Bank of Uganda has been less successful in influencing the commercial bank lending rate Dr Louis Kasekende, the Deputy Governor has revealed.

In 2011, Bank of Uganda introduced the monthly Central Bank Rate-CBR. Under this system, BOU sets the pace for the interest rates for lending. CBR is also used to keep inflation within the target set by BOU.

However, Dr Louis Kasekende, the Deputy Governor BOU says they have been “less successful in influencing bank lending rates, which has proved sticky compared to other interest rates.” 

 //Cue in: It seems there are…
Cue out: …the lending rates//

The frustration indicated by BOU officials has been visible in the interest rates that have hovered between 20percent and 23percent on average for the last five months. This rate is higher than the 18percent charged before the monthly CBR announcement started making headlines.

Kasekende notes that the interest rates offered by commercial banks were skewed compared to the CBR. For instance, lending rates are on a 22percent average where’s the CBR is at 11.5percent.

Prof Emmanuel Tumusiime- Mutebile, Governor, BOU has offered his views on this policy, calling it a process where they have been “learning by doing.” When inflationary targeting was introduced in July 2011, inflation had been on a rise, hitting 30percent in October 2013. BOU came in to curb the runaway inflation by setting high interest rates, which led to a reduction in lending by commercial banks.
 
 
This tamed the inflation, but has not led to the much needed recovery in lending to the private sector. Commercial banks have largely been cautious in lending to the private sector since 2012, due to the high levels of default by customers, especially in the real estate sector.

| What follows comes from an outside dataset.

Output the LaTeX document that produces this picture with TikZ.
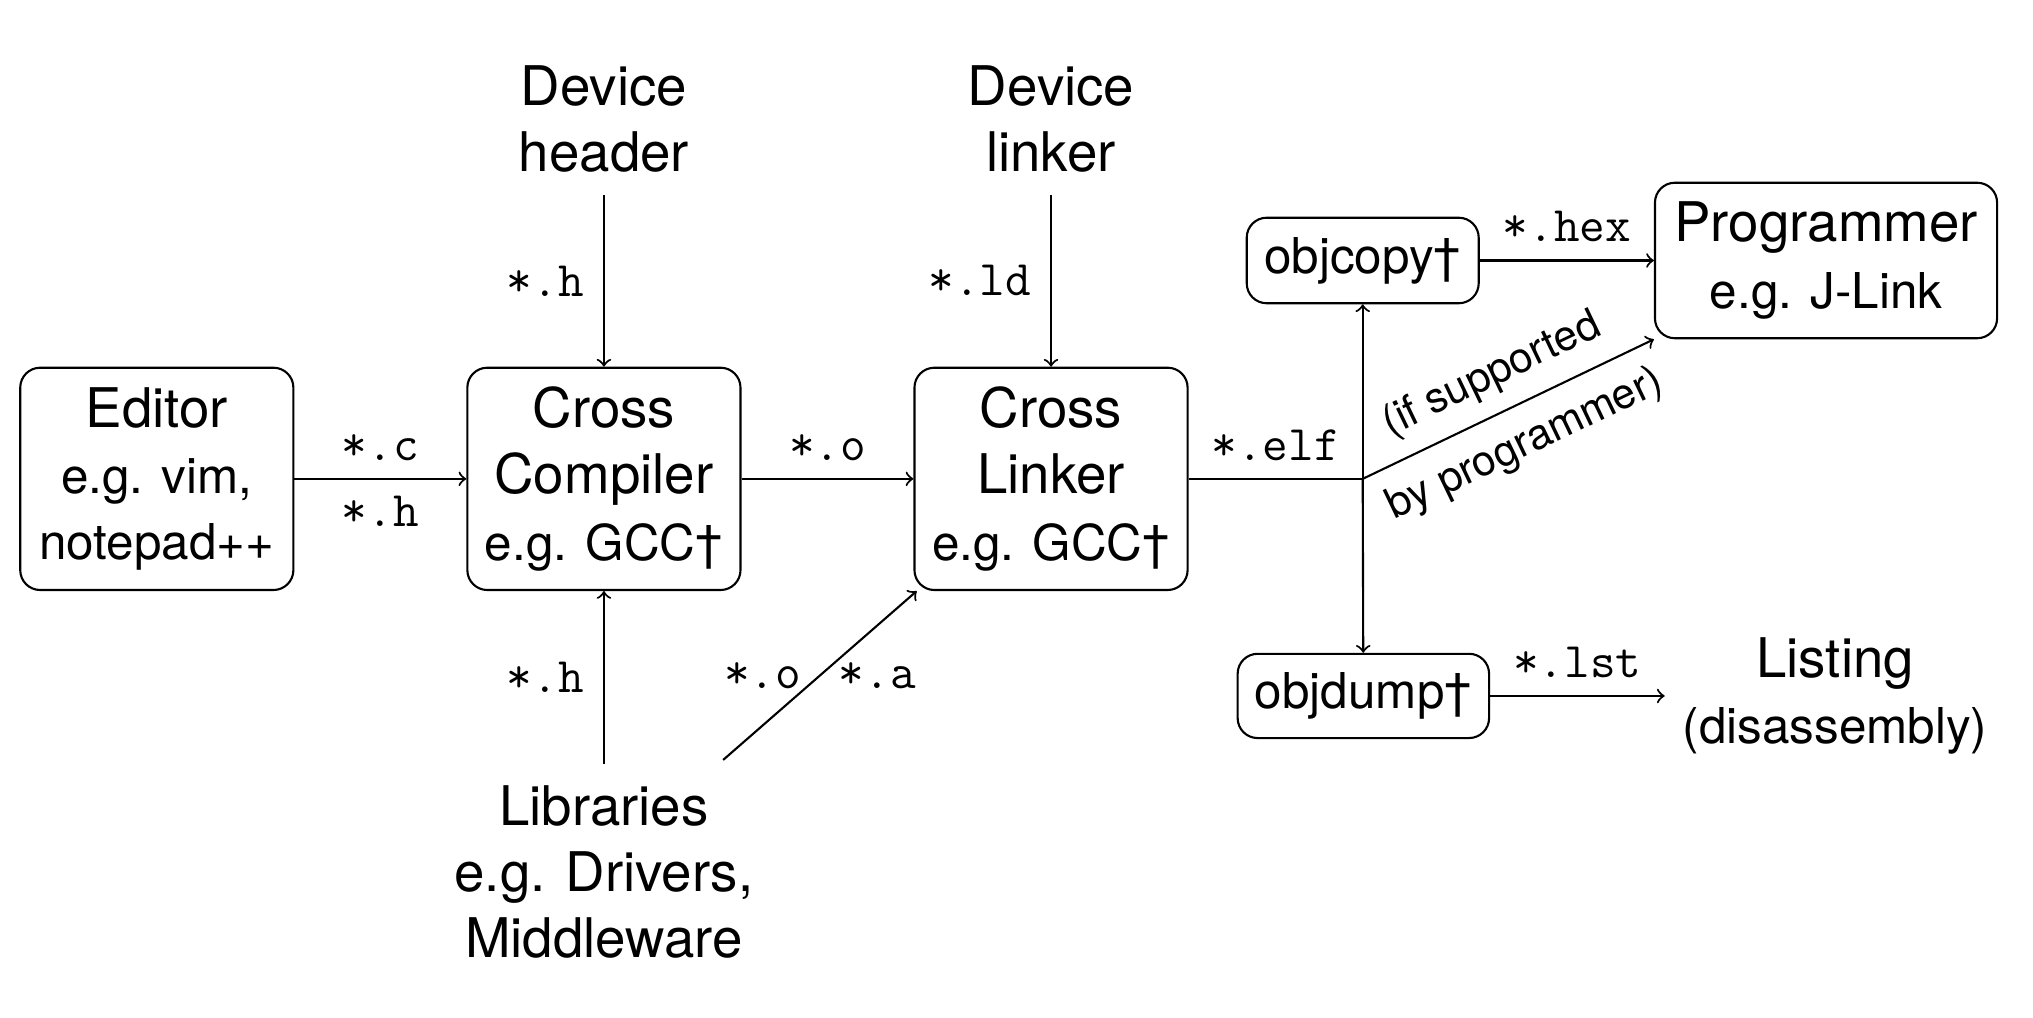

Kasekende also says that costs of mobilizing money to lend by commercial banks also remains high, which has kept the rates much higher. He further says that the cost of money would have to first reduce before interest rates can drop significantly.

He however admits that some banks have now started responding positively towards the CBR, bringing their rates down. He projects that at the end of 2014, other banks will also have adopted interest rates, close to the CBR.

//Cue in: One of the banks…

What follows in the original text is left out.